Now, the stick is when you fail (laughs). If you fail you can’t perform on those nights. And of course every kid wanted to get a scholarship. So we all had this drive to want to perform well in school. This is what actually drove me to want to be a straight-A student. I ended up making all 90’s, as opposed to all 70’s or 60’s.
So No-Pass-No-Play really helped you out? It helped you focus in school and you had no issues with it? Obviously you wanted to perform and you knew you were good on that football field and you wanted to perform well in class to show your skills.
Absolutely. There was no better incentive for me to do well in school than the draw of the stadium.
Mr. Kanu, do you believe that your success in business has a correlation with your fitness habits and your success in sports?
There is no doubt in the mind that the two factors are convergent. To give you an example, I think that tenacity in sports translates into tenacity in business and otter facets of life. Athletes know how to lose and recover from it.
What do you mean by that?
Well I think it is important to realize that a loss is not defeat, and that when you lose a deal, for example, you pick yourself up and get bigger and better the next week. Athletes have a no- lose attitude, and it really would behoove employers to recruit from athletic backgrounds if they want go-getters who never give up.

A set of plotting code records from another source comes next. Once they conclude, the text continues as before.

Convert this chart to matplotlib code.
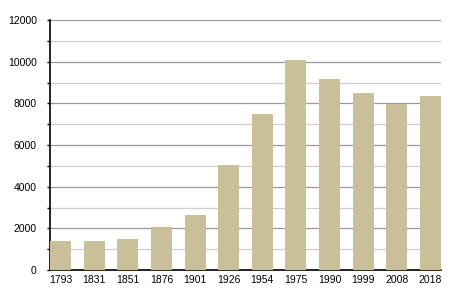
import matplotlib.pyplot as plt
from matplotlib.ticker import MultipleLocator

years = ["1793", "1831", "1851", "1876", "1901", "1926",
         "1954", "1975", "1990", "1999", "2008", "2018"]
population = [1410, 1400, 1500, 2060, 2640, 5040,
              7490, 10080, 9170, 8500, 7970, 8350]


def main():
    plt.rcParams["font.family"] = ["Liberation Sans", "DejaVu Sans"]

    fig = plt.figure(figsize=(4.5, 3), dpi=100)
    ax = fig.add_axes([50 / 450, 30 / 300, 391 / 450, 250 / 300])

    x = range(len(years))
    ax.bar(x, population, width=0.625, color="#c9bf99", zorder=3)

    ax.set_xlim(-0.3125, len(years) - 1 + 0.3125)
    ax.set_ylim(0, 12000)
    ax.set_xticks(list(x))
    ax.set_xticklabels(years)

    # major and minor grid lines
    ax.yaxis.set_major_locator(MultipleLocator(2000))
    ax.yaxis.set_minor_locator(MultipleLocator(1000))
    ax.grid(axis="y", which="major", color="#9a9a9a", linewidth=0.9, zorder=0)
    ax.grid(axis="y", which="minor", color="#cfcfcf", linewidth=0.9, zorder=0)

    for side in ["top", "right"]:
        ax.spines[side].set_visible(False)
    ax.spines["left"].set_linewidth(1.2)
    ax.spines["bottom"].set_linewidth(1.2)

    ax.tick_params(axis="x", length=0, pad=3.5, labelsize=7.5)
    ax.tick_params(axis="y", which="major", length=2.5, width=1, pad=7, labelsize=7.5)
    ax.tick_params(axis="y", which="minor", length=2, width=1)

    fig.savefig("out.png", dpi=100)


if __name__ == "__main__":
    main()
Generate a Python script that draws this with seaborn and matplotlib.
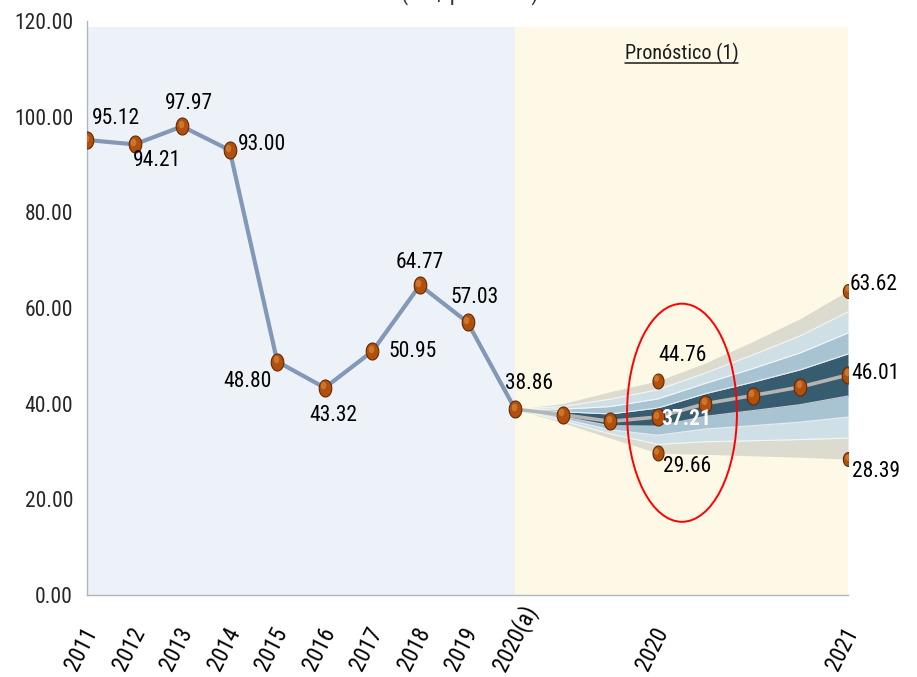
import numpy as np
import pandas as pd
import matplotlib
matplotlib.use("Agg")
import matplotlib.pyplot as plt
from matplotlib.patches import Ellipse
from matplotlib.lines import Line2D
from matplotlib.path import Path
from matplotlib.transforms import offset_copy
from matplotlib import font_manager
import seaborn as sns

# ---- data -------------------------------------------------------------
tick_labels = ["2011", "2012", "2013", "2014", "2015", "2016", "2017", "2018",
               "2019", "2020(a)", "", "", "2020", "", "", "", "2021"]

historic = [95.12, 94.21, 97.97, 93.00, 48.80, 43.32, 50.95, 64.77, 57.03, 38.86]

# forecast path (starts at the last observed value)
forecast_center = [38.86, 37.70, 36.30, 37.21, 40.00, 41.70, 43.50, 46.01]

# fan chart bands, from the outermost lower edge to the outermost upper edge
fan_low_4 = [38.86, 36.00, 32.80, 29.66, 29.40, 29.10, 28.80, 28.39]
fan_low_3 = [38.86, 36.40, 33.70, 31.50, 32.05, 32.25, 32.50, 32.80]
fan_low_2 = [38.86, 36.85, 34.55, 33.40, 34.70, 35.40, 36.15, 37.20]
fan_low_1 = [38.86, 37.30, 35.40, 35.30, 37.35, 38.55, 39.80, 41.60]
fan_up_1 = [38.86, 38.30, 37.85, 39.10, 42.10, 44.50, 47.10, 50.40]
fan_up_2 = [38.86, 38.85, 39.40, 41.00, 44.25, 47.35, 50.65, 54.80]
fan_up_3 = [38.86, 39.40, 40.95, 42.90, 46.40, 50.20, 54.20, 59.20]
fan_up_4 = [38.86, 40.00, 42.50, 44.76, 48.50, 53.00, 57.80, 63.62]

# extreme scenarios shown at the 2020 and 2021 marks
extremes_2020 = [44.76, 29.66]
extremes_2021 = [63.62, 28.39]

subtitle = "(US$ por barril)"
forecast_title = "Pronóstico (1)"

# ---- styling ----------------------------------------------------------
sns.set_style("white")
available = {f.name for f in font_manager.fontManager.ttflist}
narrow = [n for n in ["Liberation Sans Narrow", "Roboto Condensed", "Open Sans Condensed"]
          if n in available]
plt.rcParams["font.family"] = narrow + ["Liberation Sans", "DejaVu Sans"]

FS = 15.5 if narrow else 13.5
BALL = "#b0500e"
BALL_EDGE = "#652803"
BALL_HI = "#ec9a48"

# slightly tall oval marker
theta = np.linspace(0, 2 * np.pi, 60)
oval = Path(np.column_stack([0.74 * np.cos(theta), np.sin(theta)]), closed=True)

x_all = np.arange(len(tick_labels))
x_hist = x_all[:len(historic)]
x_fc = x_all[len(historic) - 1:]

fig = plt.figure(figsize=(9.17, 6.77), dpi=100)
ax = fig.add_axes([87 / 917, 82 / 677, (848 - 87) / 917, (595 - 21) / 677])
ax.set_xlim(0, len(tick_labels) - 1)
ax.set_ylim(0, 120)

# shaded periods: observed vs forecast
ax.fill_between([x_hist[0], x_hist[-1]], 0, 118.8, color="#edf2f8", lw=0, zorder=0)
ax.fill_between([x_fc[0], x_fc[-1]], 0, 118.8, color="#fef8e6", lw=0, zorder=0)

# fan chart
bands = [fan_low_4, fan_low_3, fan_low_2, fan_low_1, fan_up_1, fan_up_2, fan_up_3, fan_up_4]
band_colors = ["#dcdbd0", "#cfdfe6", "#a8c3d2", "#375c70", "#a8c3d2", "#cfdfe6", "#dcdbd0"]
for lo, hi, col in zip(bands[:-1], bands[1:], band_colors):
    ax.fill_between(x_fc, lo, hi, color=col, lw=0, zorder=1)
for edge in bands[1:-1]:
    ax.plot(x_fc, edge, color="white", lw=0.8, alpha=0.7, zorder=1.5)

# observed series and forecast path
df_hist = pd.DataFrame({"x": x_hist, "y": historic})
df_fc = pd.DataFrame({"x": x_fc, "y": forecast_center})
sns.lineplot(data=df_hist, x="x", y="y", ax=ax, color="#8198b6", lw=3.0, zorder=2)
sns.lineplot(data=df_fc, x="x", y="y", ax=ax, color="#b5b5b5", lw=2.6, zorder=2)


def balls(xs, ys, size):
    sns.scatterplot(x=xs, y=ys, ax=ax, s=size, marker=oval, color=BALL,
                    edgecolor=BALL_EDGE, linewidth=0.8, zorder=4, legend=False)
    # small highlight to give the markers a rounded look
    tr = offset_copy(ax.transData, fig=fig, x=-1.5, y=2.5, units="dots")
    ax.scatter(xs, ys, s=size * 0.2, marker=oval, color=BALL_HI, alpha=0.5, lw=0,
               zorder=5, transform=tr)


balls(x_hist, historic, 150)
balls(x_fc[1:], forecast_center[1:], 150)
balls([12, 12], extremes_2020, 115)
balls([16, 16], extremes_2021, 100)

# value labels (offsets in pixels relative to each marker)
labels = [
    (0, historic[0], 29, 22, "black"),
    (1, historic[1], 22, -16, "black"),
    (2, historic[2], 7, 23, "black"),
    (3, historic[3], 32, 6, "black"),
    (4, historic[4], -30, -20, "black"),
    (5, historic[5], 9, -28, "black"),
    (6, historic[6], 40, 0, "black"),
    (7, historic[7], 0, 23, "black"),
    (8, historic[8], 7, 25, "black"),
    (9, historic[9], 14, 26, "black"),
    (12, extremes_2020[0], 25, 25, "black"),
    (12, forecast_center[3], 29, -2, "white"),
    (12, extremes_2020[1], 29, -13, "black"),
    (16, extremes_2021[0], 26, 6, "black"),
    (16, forecast_center[-1], 28, 1, "black"),
    (16, extremes_2021[1], 28, -12, "black"),
]
for xv, yv, dx, dy, col in labels:
    ax.annotate(f"{yv:.2f}", (xv, yv), xytext=(dx, dy), textcoords="offset pixels",
                ha="center", va="center", fontsize=FS, color=col,
                fontweight="bold" if col == "white" else "normal", zorder=6)

# highlight around the 2020 scenarios
ax.add_patch(Ellipse((12.51, 38.1), 2.31, 45.6, fill=False, ec="red", lw=1.4, zorder=7))

# forecast header, underlined
head = ax.text(12.5, 113.3, forecast_title, ha="center", va="center", fontsize=FS - 1,
               color="#1a1a1a", zorder=6)
fig.canvas.draw()
bb = head.get_window_extent().transformed(ax.transData.inverted())
ax.add_line(Line2D([bb.x0, bb.x1], [bb.y0 + 0.2, bb.y0 + 0.2], color="#1a1a1a", lw=1.1, zorder=6))

# subtitle sitting at the very top edge
fig.text(470 / 917, 1 + 1 / 677, subtitle, ha="center", va="baseline", fontsize=FS + 1,
         color="#333333")

# axes and ticks
ax.set_xticks(x_all)
ax.set_xticklabels([])
# rotated year labels: they start below the axis and rise to the right
lab_tr = offset_copy(ax.get_xaxis_transform(), fig=fig, x=-10, y=-77, units="dots")
for xv, txt in zip(x_all, tick_labels):
    if txt:
        ax.text(xv, 0, txt, transform=lab_tr, rotation=63, rotation_mode="anchor",
                ha="left", va="baseline", fontsize=FS + 1, color="black", clip_on=False)
ax.set_yticks(np.arange(0, 121, 20))
ax.set_yticklabels([f"{v:.2f}" for v in np.arange(0, 121, 20)], fontsize=FS)
ax.tick_params(axis="x", direction="in", length=7, width=0.8, color="#a9a9a9")
ax.tick_params(axis="y", direction="out", length=6, width=0.8, color="#a9a9a9", pad=4)
ax.set_xlabel("")
ax.set_ylabel("")
for side in ["top", "right"]:
    ax.spines[side].set_visible(False)
for side in ["left", "bottom"]:
    ax.spines[side].set_color("#b0b4bb")
    ax.spines[side].set_linewidth(1.0)

fig.savefig("out.png", dpi=100, facecolor="white")
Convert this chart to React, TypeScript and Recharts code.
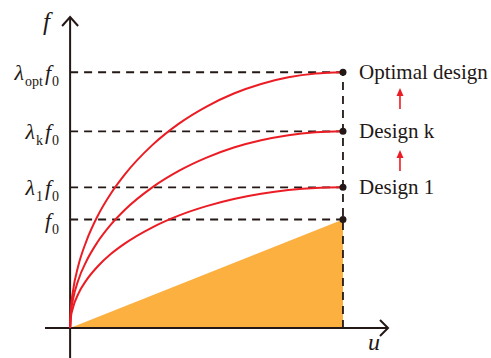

Tenacity is one of two key virtues that athletes learn early on. I define tenacity as being aggressive enough to outwit your competition. My coach always used to tell me “great teams win at the last minute”. The mindset of an athlete is to play your hardest until the very last second when the whistle blows and the game is up. People who don’t think like athletes tend to get worn down, and they lack that final push in the end.
The other virtue that is instilled in athletes is discipline. If you’re an athlete, whether you like it or not, you go to practice. It could be raining outside and you will still have to go. The same goes with business. You need to have an attitude of firmness with yourself that most people learn through sports.